Trading is a huge discipline. In ireland at present there are way too many charlatans offering ‘advice and seminars.’ Your point is valid.
I know of an very strong trader, that keeps to himself and shares his insights with himself. He doesnt advertise what he does nor does he give courses in trading. He is too busy trading.
The true cost of a traders education is their losses only if they use their losses as an investment in learning, and not ignore them in the hope that it will be different next time.
Yep, agree with absolutely everything you say there!
The whole trading training (Jesus, I’ve just noticed one Dublin outfit is now awarding diplomas – aah, they changed their name to something a lot more fancy…oh great, I remember the head honchos well from years back…) and online trading industries should be ashamed of themselves!
On the other hand, the gullible punters are just as bad to be falling for all this stuff – some of them are beyond help! A little education sometimes really is the worst thing!
There is a pretty simple solution (not that the unauthorized outfits would follow it) – you have to prominently display a link on the front page of your website to an audited report on your clients’ aggregate performance. That would really open people’s eyes! I seem to recall the SEC proposed something like that for online FX guys, but I don’t know if it was ever implemented.

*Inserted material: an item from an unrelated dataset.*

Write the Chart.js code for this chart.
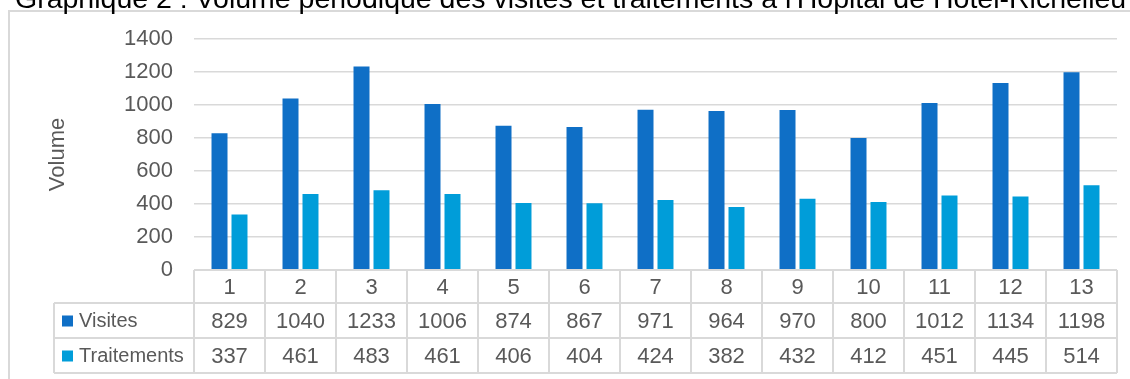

Welcome! Came across your site the other day actually – congrats on your ’11 performance – I’ve got to work my way back through some of your posts when I have a chance. If you are/become a regular reader, I’d appreciate a Blogroll link.
From my comments above, you might have guessed I’m even less into online poker..! Very like online trading – you really have to grind it out. And yes – I guess online poker really magnifies and accelerates the risks involved!
Do you feel that your experience has helped in your own investing? Though investing in small-cap stocks must sometimes feel like Chinese water torture after online poker..?! 😉
Having trading and pure mathematics in my guilty history, it’s pretty inevitable, yeah?! But I didn’t have friends who were particularly serious about it, and I wasn’t really into playing poker with strangers, so I’ve never really pursued it.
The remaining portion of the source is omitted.